The United States had sought to keep the terrorism designation question separate from the question of restoring diplomatic relations, focusing its demands on ensuring that diplomats could travel freely in Cuba and that Cubans would not be bothered by the police as they entered the redesignated embassy.
Cuba landed on the list in 1982 for its support of leftist insurgents in Latin America. It has remained on the list since then because, according to a State Department report in 2013, the most recent available, it has provided a “safe haven” for Basque separatists and Colombian rebels.
The Cuban government has also harbored an unspecified number of fugitives wanted in the United States, including Joanne D. Chesimard, who is on the F.B.I.’s list of Most Wanted Terrorists for killing a New Jersey state trooper in 1973 and receiving asylum in Cuba after escaping from prison in 1979. The F.B.I. said Ms. Chesimard, who now goes by the name Assata Shakur, espoused revolution and terrorism against the United States.
Senator Robert Menendez, a New Jersey Democrat, last week called the move “another significant misstep in a misguided policy” and cited Ms. Chesimard’s case among his examples of Cuba’s terrorism record.
Still, as the State Department report noted, several of the Basque separatists had been repatriated to Spain, and Cuba has played host to peace talks between the Colombian government and a major rebel group, known by its Spanish acronym FARC.
Fidel Castro in a speech in 1992 said Cuba was no longer supporting insurgents abroad.
“There was no indication that the Cuban government provided weapons or paramilitary training to terrorist groups,” the 2013 report said.

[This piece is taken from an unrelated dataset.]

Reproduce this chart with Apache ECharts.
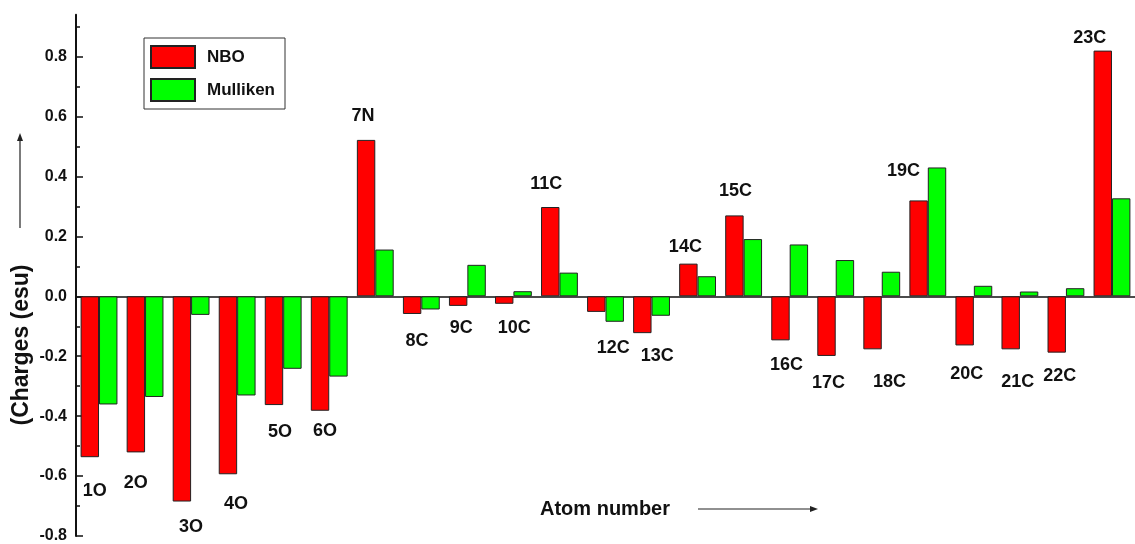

Inclusion on the list has stymied Cuban banking and kept it out of many overseas financial markets. Not even its interests section in Washington, the diplomatic outpost that performs some functions of an embassy, could get a bank account as financial institutions worried about violating sanctions from the Treasury Department over doing business with a state on the terrorism list and running afoul of the trade embargo.